Characterizing and Demystifying the Implicit Convolution Algorithm on Commercial Matrix-Multiplication Accelerators

TL;DR

This paper analyzes a memory-efficient implicit im2col algorithm used in Google's TPU and demonstrates its effectiveness and potential applicability to Nvidia's Tensor Cores, enhancing convolution support on GEMM-based accelerators.

Contribution

It introduces a novel implicit im2col algorithm that is both hardware-friendly and scalable, enabling efficient convolution on GEMM-based accelerators like TPU and TCs.

Findings

The algorithm is adopted in commercial platforms.

It achieves near-zero overhead in converting convolution to GEMM.

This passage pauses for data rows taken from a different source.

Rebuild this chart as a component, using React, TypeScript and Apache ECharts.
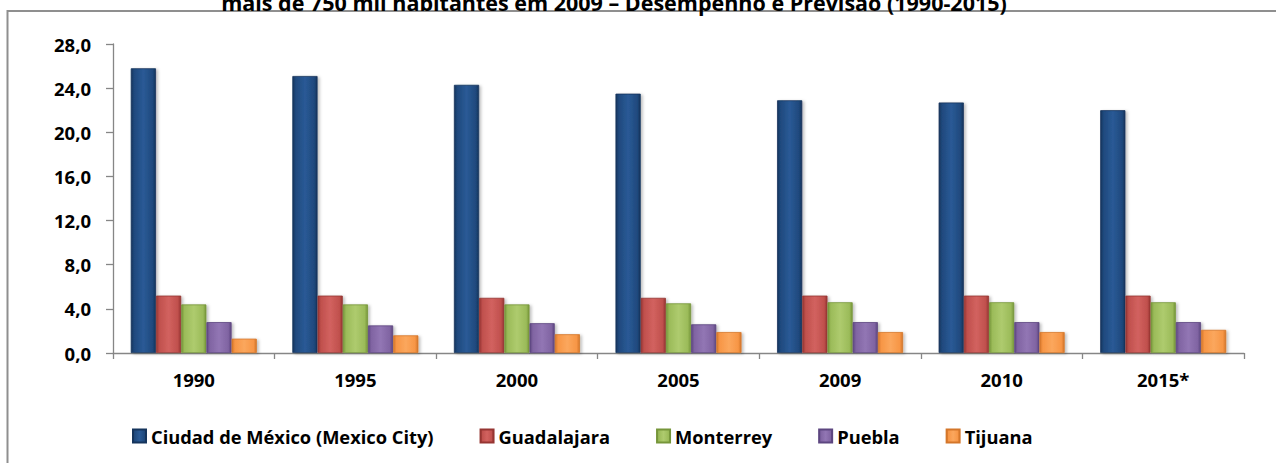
import React, { useEffect, useRef } from "react";
import * as echarts from "echarts";

const categories = ["1990", "1995", "2000", "2005", "2009", "2010", "2015*"];
const seriesNames = [
  "Ciudad de México (Mexico City)",
  "Guadalajara",
  "Monterrey",
  "Puebla",
  "Tijuana",
];
const mexicoCity = [25.8, 25.1, 24.3, 23.5, 22.9, 22.7, 22.0];
const guadalajara = [5.2, 5.2, 5.0, 5.0, 5.2, 5.2, 5.2];
const monterrey = [4.4, 4.4, 4.4, 4.5, 4.6, 4.6, 4.6];
const puebla = [2.8, 2.5, 2.7, 2.6, 2.8, 2.8, 2.8];
const tijuana = [1.3, 1.6, 1.7, 1.9, 1.9, 1.9, 2.1];
const yTicks = { min: 0, max: 28, interval: 4 };
const titleText = "mais de 750 mil habitantes em 2009 – Desempenho e Previsão (1990-2015)";

const palette = [
  { base: "#1F497D", edge: "#15345c", light: "#2a5a96" },
  { base: "#C0504D", edge: "#963532", light: "#d2625f" },
  { base: "#9BBB59", edge: "#76963a", light: "#aecb6e" },
  { base: "#8064A2", edge: "#5d4680", light: "#9276b4" },
  { base: "#F79646", edge: "#d4762a", light: "#fba75d" },
];

const FONT = "'Open Sans', 'DejaVu Sans', sans-serif";

export default function App() {
  const ref = useRef<HTMLDivElement>(null);
  useEffect(() => {
    if (!ref.current) return;
    const chart = echarts.init(ref.current, undefined, { renderer: "svg" });
    const data = [mexicoCity, guadalajara, monterrey, puebla, tijuana];
    const series = data.map((d, i) => ({
      name: seriesNames[i],
      type: "bar" as const,
      data: d,
      barGap: "0%",
      barCategoryGap: "22%",
      itemStyle: {
        color: new echarts.graphic.LinearGradient(0, 0, 1, 0, [
          { offset: 0, color: palette[i].edge },
          { offset: 0.12, color: palette[i].base },
          { offset: 0.5, color: palette[i].light },
          { offset: 0.88, color: palette[i].base },
          { offset: 1, color: palette[i].edge },
        ]),
        borderColor: palette[i].edge,
        borderWidth: 0.8,
        shadowBlur: 3,
        shadowOffsetX: 2,
        shadowOffsetY: 1,
        shadowColor: "rgba(0,0,0,0.25)",
      },
      emphasis: { disabled: true },
    }));
    chart.setOption({
      animation: false,
      color: palette.map((p) => p.base),
      textStyle: { fontFamily: FONT },
      graphic: [
        {
          type: "rect",
          shape: { x: 7.5, y: 11, width: 1300, height: 520 },
          style: { fill: "none", stroke: "#8f8f8f", lineWidth: 2 },
          z: 0,
        },
        {
          type: "text",
          x: 614,
          y: 13,
          style: {
            text: titleText,
            fontFamily: FONT,
            fontWeight: "bold",
            fontSize: 21.5,
            fill: "#000",
            textAlign: "center",
            textVerticalAlign: "bottom",
          },
          z: 10,
        },
      ],
      grid: { left: 113, right: 32, top: 44, bottom: 110, containLabel: false },
      legend: {
        left: 127,
        top: 422,
        itemWidth: 13,
        itemHeight: 13,
        itemGap: 46,
        icon: "rect",
        textStyle: { fontFamily: FONT, fontWeight: "bold", fontSize: 18.3, color: "#000" },
        data: seriesNames,
      },
      xAxis: {
        type: "category",
        data: categories,
        axisLine: { lineStyle: { color: "#868686", width: 1.3 } },
        axisTick: { show: true, length: 6, lineStyle: { color: "#868686", width: 1.3 } },
        axisLabel: {
          margin: 17,
          fontFamily: FONT,
          fontWeight: "bold",
          fontSize: 18.5,
          color: "#000",
        },
      },
      yAxis: {
        type: "value",
        min: yTicks.min,
        max: yTicks.max,
        interval: yTicks.interval,
        splitLine: { show: false },
        axisLine: { show: true, lineStyle: { color: "#868686", width: 1.3 } },
        axisTick: { show: true, length: 7, lineStyle: { color: "#868686", width: 1.3 } },
        axisLabel: {
          margin: 22,
          fontFamily: FONT,
          fontWeight: "bold",
          fontSize: 18.5,
          color: "#000",
          formatter: (v: number) => v.toFixed(1).replace(".", ","),
        },
      },
      series,
    });
    return () => chart.dispose();
  }, []);
  return (
    <div
      ref={ref}
      style={{ position: "fixed", left: 0, top: 0, width: 1276, height: 463, background: "#fff" }}
    />
  );
}
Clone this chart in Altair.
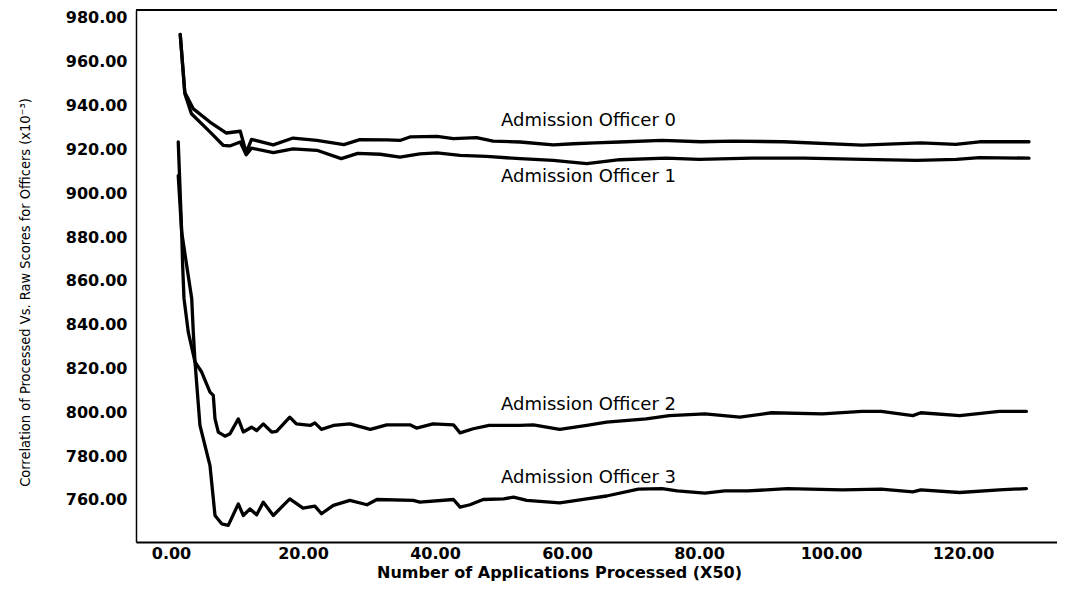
import altair as alt
import pandas as pd

# ---- data ----
o0_x = [1.4, 2.1, 3.4, 5.9, 8.4, 10.5, 11.4, 12.2, 15.5, 18.5, 22.1, 26.2, 28.6, 32.7, 34.7, 36.2,
        40.3, 42.8, 46.3, 48.8, 52.9, 57.9, 61.0, 64.2, 68.0, 74.4, 80.3, 85.1, 92.8, 104.7, 113.6,
        118.9, 122.5, 130.0]
o0_y = [972.5, 946.0, 938.5, 932.5, 927.5, 928.3, 918.5, 924.6, 922.1, 925.2, 924.1, 922.2, 924.5,
        924.4, 924.1, 925.7, 926.0, 924.9, 925.4, 923.8, 923.4, 922.1, 922.6, 923.0, 923.4, 924.1,
        923.5, 923.8, 923.5, 922.0, 923.0, 922.3, 923.5, 923.5]

o1_x = [1.4, 2.1, 3.1, 5.9, 7.9, 8.9, 10.5, 11.4, 12.2, 15.5, 18.5, 22.1, 25.8, 28.3, 31.7, 34.7,
        37.7, 40.3, 43.8, 47.8, 52.9, 57.9, 63.0, 68.0, 75.0, 80.0, 88.0, 96.0, 105.0, 113.0, 119.0,
        122.5, 130.0]
o1_y = [972.5, 945.4, 936.3, 928.0, 921.9, 921.6, 923.4, 917.6, 920.6, 918.5, 920.3, 919.6, 915.8,
        918.2, 917.8, 916.5, 918.0, 918.4, 917.3, 916.8, 915.8, 915.0, 913.5, 915.3, 916.0, 915.5,
        916.0, 916.0, 915.5, 915.0, 915.5, 916.3, 916.0]

o2_x = [1.1, 1.62, 1.77, 1.97, 2.62, 3.64, 4.65, 5.91, 6.41, 6.67, 7.17, 8.18, 8.94, 10.2, 10.96,
        12.2, 12.98, 13.99, 15.25, 16.0, 18.0, 19.0, 21.1, 21.8, 22.8, 24.6, 27.1, 30.2, 32.7, 36.2,
        37.2, 39.7, 42.8, 43.8, 45.8, 48.2, 52.9, 54.9, 58.9, 63.0, 66.0, 72.0, 75.5, 80.9, 86.2,
        91.0, 98.7, 104.7, 107.6, 112.4, 113.6, 119.5, 125.5, 129.6]
o2_y = [908.0, 882.3, 867.0, 852.0, 836.6, 823.0, 818.4, 809.2, 807.7, 797.0, 791.0, 789.1, 790.2,
        797.0, 791.0, 793.2, 791.7, 794.7, 791.0, 791.3, 797.8, 794.7, 794.0, 795.2, 792.2, 794.0,
        794.7, 792.2, 794.3, 794.3, 792.8, 794.7, 794.3, 790.6, 792.5, 794.0, 794.0, 794.3, 792.2,
        794.0, 795.5, 797.0, 798.5, 799.3, 797.8, 799.8, 799.3, 800.4, 800.4, 798.5, 799.8, 798.5,
        800.4, 800.4]

o3_x = [1.1, 1.62, 2.38, 3.14, 3.38, 3.64, 4.39, 5.91, 6.67, 7.68, 8.68, 10.2, 10.96, 11.97, 12.98,
        13.99, 15.5, 18.0, 20.0, 21.8, 22.8, 24.6, 27.1, 29.7, 31.2, 36.7, 37.7, 42.8, 43.8, 45.3,
        47.3, 50.4, 51.9, 53.9, 58.9, 63.0, 66.0, 70.8, 74.4, 76.7, 80.9, 83.9, 87.4, 93.4, 101.7,
        107.6, 112.4, 113.6, 119.5, 125.5, 129.6]
o3_y = [923.4, 882.3, 867.0, 852.0, 836.6, 823.0, 794.0, 775.7, 752.9, 749.1, 748.4, 758.2, 752.9,
        755.9, 753.2, 759.0, 752.9, 760.5, 756.3, 757.2, 753.7, 757.5, 759.8, 757.8, 760.2, 759.8,
        759.0, 760.2, 756.7, 757.8, 760.2, 760.5, 761.3, 759.8, 758.7, 760.5, 761.8, 764.9, 765.2,
        764.1, 763.1, 764.1, 764.1, 765.2, 764.6, 764.9, 763.7, 764.6, 763.4, 764.6, 765.2]

officers = ["Admission Officer 0", "Admission Officer 1", "Admission Officer 2", "Admission Officer 3"]
label_x = [50, 50, 50, 50]
label_y = [933.0, 907.4, 803.3, 770.0]

x_ticks = [0, 20, 40, 60, 80, 100, 120]
y_ticks = [760, 780, 800, 820, 840, 860, 880, 900, 920, 940, 960, 980]

# ---- tables ----
rows = []
for name, xs, ys in zip(officers, [o0_x, o1_x, o2_x, o3_x], [o0_y, o1_y, o2_y, o3_y]):
    for i, (a, b) in enumerate(zip(xs, ys)):
        rows.append({"officer": name, "x": a, "y": b, "i": i})
df = pd.DataFrame(rows)
labels = pd.DataFrame({"text": officers, "x": label_x, "y": label_y})

W, H = 921, 532
xscale = alt.Scale(domain=[-5.30, 134.24], nice=False, zero=False)
yscale = alt.Scale(domain=[740.8, 983.65], nice=False, zero=False)

lines = alt.Chart(df).mark_line(color="black", strokeWidth=3.3, strokeJoin="round", strokeCap="round").encode(
    x=alt.X("x:Q", scale=xscale, axis=alt.Axis(
        values=x_ticks, format=".2f", title="Number of Applications Processed (X50)",
        ticks=False, grid=False, labelPadding=3, labelFontSize=16, labelFont="DejaVu Sans",
        labelFontWeight="bold", labelColor="black", domainColor="black", domainWidth=2,
        titleFont="DejaVu Sans", titleFontSize=16, titleFontWeight="bold", titleColor="black",
        titleX=423, titleY=30, titleAlign="center", titleBaseline="middle")),
    y=alt.Y("y:Q", scale=yscale, axis=alt.Axis(
        values=y_ticks, format=".2f",
        title="Correlation of Processed Vs. Raw Scores for Officers (x10⁻³)",
        ticks=False, grid=False, labelPadding=9, labelFontSize=16, labelFont="DejaVu Sans",
        labelFontWeight="bold", labelColor="black", domainColor="black", domainWidth=1.5,
        titleFont="Liberation Sans Narrow, DejaVu Sans Condensed, sans-serif", titleFontSize=14.5,
        titleFontWeight="normal", titleColor="black", titleAngle=270,
        titleX=-111, titleY=282, titleAlign="center", titleBaseline="middle")),
    detail="officer:N",
    order="i:Q",
)

text = alt.Chart(labels).mark_text(align="left", baseline="middle", font="DejaVu Sans",
                                   fontSize=18, color="black").encode(
    x=alt.X("x:Q", scale=xscale), y=alt.Y("y:Q", scale=yscale), text="text:N")

top = alt.Chart(labels).mark_rule(color="black", strokeWidth=1.5).encode(
    x=alt.value(0), x2=alt.value(W), y=alt.value(0))

chart = alt.layer(lines, text, top).properties(
    width=W, height=H,
    autosize=alt.AutoSizeParams(type="none"),
    padding={"left": 128, "top": 2, "right": 0, "bottom": 40},
    background="white",
).configure_view(stroke=None)

chart.save("out.html", embed_options={"renderer": "svg", "actions": False})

It outperforms existing methods on Nvidia's Tensor Cores.

Abstract

Many of today's deep neural network accelerators, e.g., Google's TPU and NVIDIA's tensor core, are built around accelerating the general matrix multiplication (i.e., GEMM). However, supporting convolution on GEMM-based accelerators is not trivial. The naive method explicitly lowers the convolution to GEMM, commonly known as im2col, which introduces significant performance and memory overhead. Existing implicit im2col algorithms require unscalable hardware and are inefficient in supporting important convolution variants such as strided convolution. In this paper, we propose a memory-efficient and hardware-friendly implicit im2col algorithm used by Google's TPU, which dynamically converts a convolution into a GEMM with practically zero performance and memory overhead, fully unleashing the power of GEMM engines. Through comprehensive experimental results, we quantitatively argue that this algorithm has been adopted in commercial closed-source platforms, and we are the first to describe its high-level idea and implementation details. Finally, we show that our algorithm can also be generally applied to Nvidia's Tensor Cores (TC), matching and out-performing the measured performance on TCs.